- [Task to carry out] Write the lines out again, from the top of the material to the line containing "import plotly.graph_objects as go", pictures excluded.

*****

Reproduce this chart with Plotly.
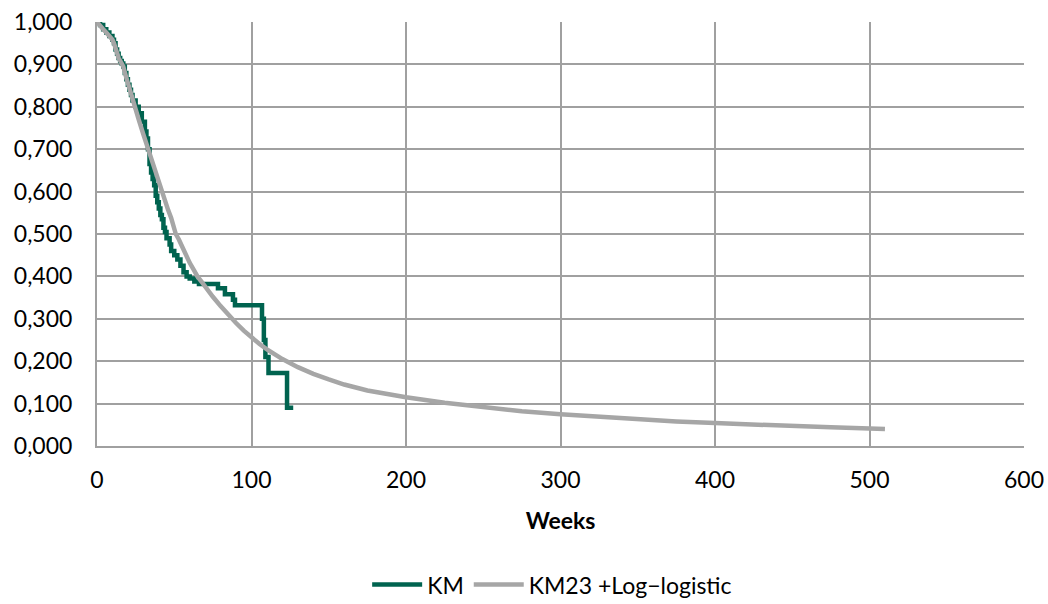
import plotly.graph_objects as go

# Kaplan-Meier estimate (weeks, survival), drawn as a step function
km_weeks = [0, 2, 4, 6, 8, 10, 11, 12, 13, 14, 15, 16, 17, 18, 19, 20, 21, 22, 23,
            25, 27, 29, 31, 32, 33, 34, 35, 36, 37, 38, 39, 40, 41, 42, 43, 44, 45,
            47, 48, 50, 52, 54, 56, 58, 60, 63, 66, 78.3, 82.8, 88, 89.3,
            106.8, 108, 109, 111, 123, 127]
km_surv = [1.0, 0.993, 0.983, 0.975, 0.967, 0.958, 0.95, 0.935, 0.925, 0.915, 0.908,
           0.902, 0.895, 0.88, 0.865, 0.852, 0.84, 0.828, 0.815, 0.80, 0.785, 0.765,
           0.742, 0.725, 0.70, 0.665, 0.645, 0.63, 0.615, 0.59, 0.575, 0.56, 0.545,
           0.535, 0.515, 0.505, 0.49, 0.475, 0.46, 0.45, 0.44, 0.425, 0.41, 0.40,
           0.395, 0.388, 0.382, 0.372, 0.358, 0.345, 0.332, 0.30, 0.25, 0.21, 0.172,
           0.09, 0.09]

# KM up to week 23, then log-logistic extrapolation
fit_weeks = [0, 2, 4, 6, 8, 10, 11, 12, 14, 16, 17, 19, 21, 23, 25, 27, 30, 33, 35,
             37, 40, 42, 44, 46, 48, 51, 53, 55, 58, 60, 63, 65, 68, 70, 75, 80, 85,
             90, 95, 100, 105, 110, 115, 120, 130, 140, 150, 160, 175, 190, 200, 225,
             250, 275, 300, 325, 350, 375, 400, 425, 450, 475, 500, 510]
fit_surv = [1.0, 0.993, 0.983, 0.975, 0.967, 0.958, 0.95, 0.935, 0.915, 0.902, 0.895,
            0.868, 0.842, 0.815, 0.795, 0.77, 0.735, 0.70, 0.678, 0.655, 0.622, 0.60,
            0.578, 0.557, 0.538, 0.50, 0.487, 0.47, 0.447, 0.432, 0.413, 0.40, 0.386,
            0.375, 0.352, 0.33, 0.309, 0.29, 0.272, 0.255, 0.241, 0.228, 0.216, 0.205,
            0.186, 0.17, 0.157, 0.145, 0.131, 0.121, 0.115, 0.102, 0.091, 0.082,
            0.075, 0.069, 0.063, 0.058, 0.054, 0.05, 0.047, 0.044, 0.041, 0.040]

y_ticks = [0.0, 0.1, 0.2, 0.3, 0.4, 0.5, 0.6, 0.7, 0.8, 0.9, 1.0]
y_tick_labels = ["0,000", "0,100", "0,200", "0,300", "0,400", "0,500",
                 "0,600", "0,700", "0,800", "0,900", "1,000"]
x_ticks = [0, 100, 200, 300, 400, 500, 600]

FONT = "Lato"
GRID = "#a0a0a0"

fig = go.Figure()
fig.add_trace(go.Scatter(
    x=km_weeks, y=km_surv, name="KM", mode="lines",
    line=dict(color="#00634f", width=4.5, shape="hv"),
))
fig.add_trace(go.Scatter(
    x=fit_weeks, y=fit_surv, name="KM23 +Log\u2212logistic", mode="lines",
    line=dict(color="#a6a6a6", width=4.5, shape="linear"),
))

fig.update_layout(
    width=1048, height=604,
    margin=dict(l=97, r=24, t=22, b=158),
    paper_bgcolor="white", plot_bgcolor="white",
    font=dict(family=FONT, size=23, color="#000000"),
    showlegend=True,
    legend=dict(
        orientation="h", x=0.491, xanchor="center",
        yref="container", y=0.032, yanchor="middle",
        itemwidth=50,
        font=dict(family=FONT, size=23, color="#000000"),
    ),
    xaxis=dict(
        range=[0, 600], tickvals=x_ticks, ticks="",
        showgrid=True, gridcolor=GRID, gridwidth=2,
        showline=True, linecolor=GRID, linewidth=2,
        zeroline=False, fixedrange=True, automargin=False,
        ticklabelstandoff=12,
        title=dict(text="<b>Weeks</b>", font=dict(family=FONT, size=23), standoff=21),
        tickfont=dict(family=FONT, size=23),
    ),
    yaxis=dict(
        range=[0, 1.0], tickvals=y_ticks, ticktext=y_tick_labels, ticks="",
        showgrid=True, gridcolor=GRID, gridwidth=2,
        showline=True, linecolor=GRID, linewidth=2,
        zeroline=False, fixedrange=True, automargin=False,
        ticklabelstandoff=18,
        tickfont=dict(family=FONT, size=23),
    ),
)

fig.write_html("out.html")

*****

- [Correct answer]
Reproduce this chart with Plotly.
import plotly.graph_objects as go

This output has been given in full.